Suit up at Lafferty’s Crossings.

Ok, so you have your new outfit and you’re feeling pretty snazzy, the logical next step is to cross the street (literally) and drop into Park Provisioners Barbershop & Haberdashery, a one-stop-shop for anything a guy may need, including Redwing Boots—not easy to come by—and winter jackets from outfitters such as Fjällräven and Filson. After your fade haircut and shave, pick up one of their pocket colognes or some grooming products. Owner Kyle Thomson is looking at getting a liquor license to be able to offer Scotches and whiskeys of all kinds, so look out for that. Caution: You may walk out of there feeling like John Dillinger.

The Brake Room

Take a break at The Brake Room, a full-service bike shop and café. Photo by: The Brake Room

If you find yourself jonesing for some quality java, I couldn’t recommend the The Brake Room on Dundas East enough. Not only can you get your coffee fix, but you can fix your bike. Connected to their café is a full-service bike repair shop. By the time we arrived a mere two minutes after they opened, we were at the back of a long line of patrons; always a good sign, and the latté was awesome.

Brunch in Belleville

What weekend trip would be complete without Sunday brunch? For that, Bourbon and Bean Handshake Society was a solid choice. Opened by a brother and sister duo just over a year ago, Bourbon and Bean has everything from tapas to whiskey tastings to live music on Fridays.

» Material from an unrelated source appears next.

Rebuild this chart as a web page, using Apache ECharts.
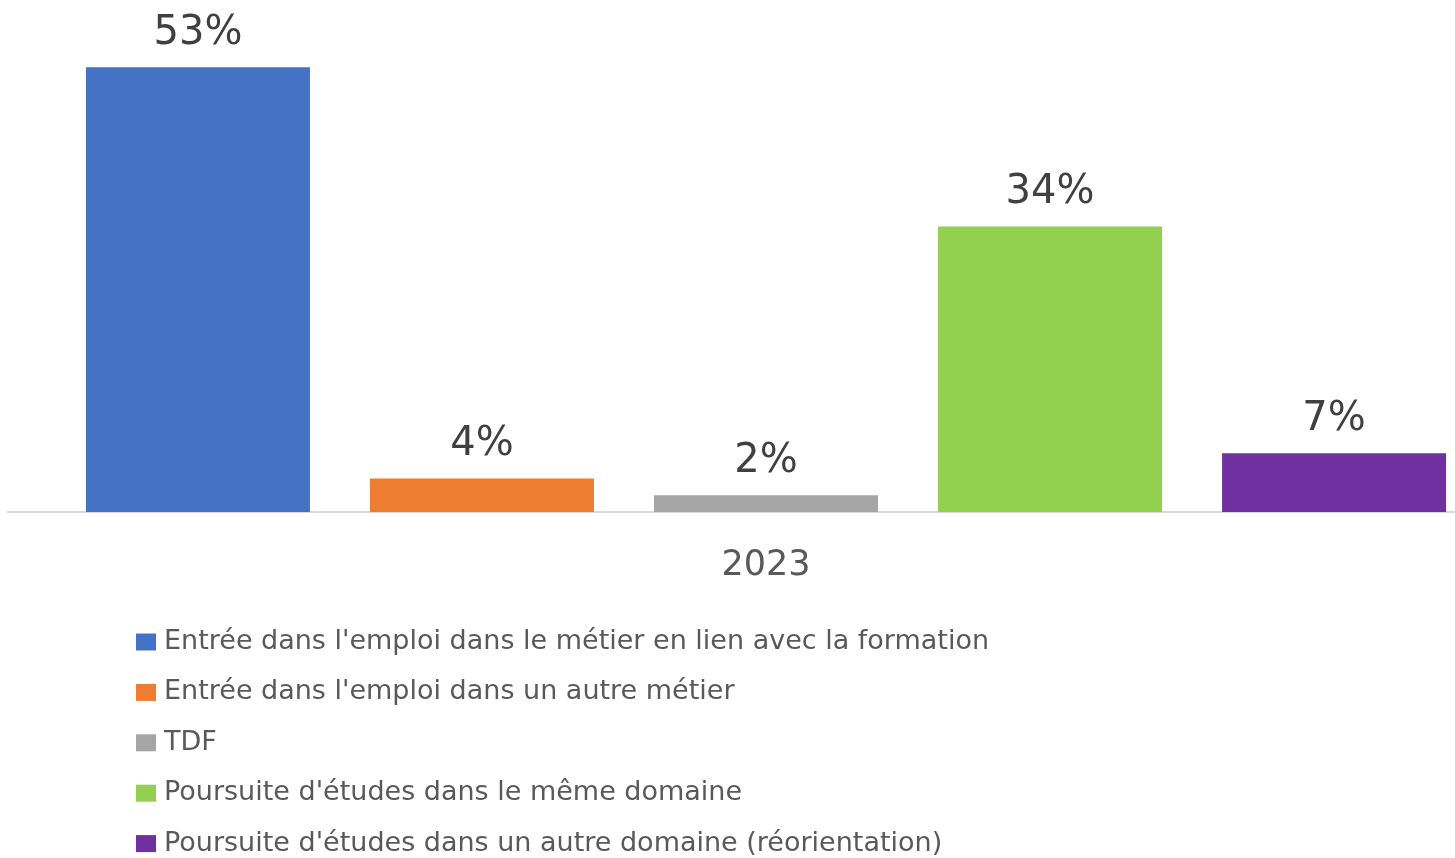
<!DOCTYPE html>
<html><head><meta charset="utf-8">
<script src="https://cdn.jsdelivr.net/npm/echarts@6/dist/echarts.min.js"></script>
<style>html,body{margin:0;padding:0;background:#fff}#c{width:1455px;height:858px}</style>
</head><body><div id="c"></div>
<script>
const categories = ['2023'];
const seriesNames = [
  "Entrée dans l'emploi dans le métier en lien avec la formation",
  "Entrée dans l'emploi dans un autre métier",
  "TDF",
  "Poursuite d'études dans le même domaine",
  "Poursuite d'études dans un autre domaine (réorientation)"
];
const values = [53, 4, 2, 34, 7];
const colors = ['#4472C4', '#ED7D31', '#A5A5A5', '#92D050', '#7030A0'];

const FONT = 'DejaVu Sans';
const chart = echarts.init(document.getElementById('c'), null, {renderer: 'canvas'});
chart.setOption({
  animation: false,
  textStyle: {fontFamily: FONT},
  grid: {left: 8, width: 1516, top: 0, height: 512, containLabel: false, outerBoundsMode: 'none'},
  xAxis: {
    type: 'category', data: categories,
    axisLine: {lineStyle: {color: '#d9d9d9', width: 2}},
    axisTick: {show: false},
    axisLabel: {color: '#595959', fontSize: 35, fontFamily: FONT, margin: 36}
  },
  yAxis: {type: 'value', min: 0, max: 61, show: false, splitLine: {show: false}},
  legend: {
    orient: 'vertical', left: 136, top: 627, height: 240, padding: 0,
    itemWidth: 20, itemHeight: 17, itemGap: 20.4,
    icon: 'rect',
    textStyle: {color: '#595959', fontSize: 27, fontFamily: FONT, lineHeight: 30, padding: [0,0,0,3]},
    data: seriesNames
  },
  series: seriesNames.map((n, i) => ({
    name: n, type: 'bar',
    data: [values[i]],
    barWidth: 224, barGap: '26.8%',
    itemStyle: {color: colors[i]},
    label: {show: true, position: 'top', distance: 14, formatter: '{c}%', color: '#404040', fontSize: 40, fontFamily: FONT}
  }))
});
</script></body></html>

A hearty brunch was the perfect closure to our getaway.

I opted for the Lady Benedict—a delicious toasty English muffin, smoked salmon and soft poached egg all drenched in a velvety dill Hollandaise. I coupled it with a ‘Morphing Mimosa’, because, why not!

Between the food, the people and the unique shops—not to mention all the places we didn’t have time to get to like the Corby Rose Garden and Meyers Pier—a return to Belleville is most definitely on the horizon.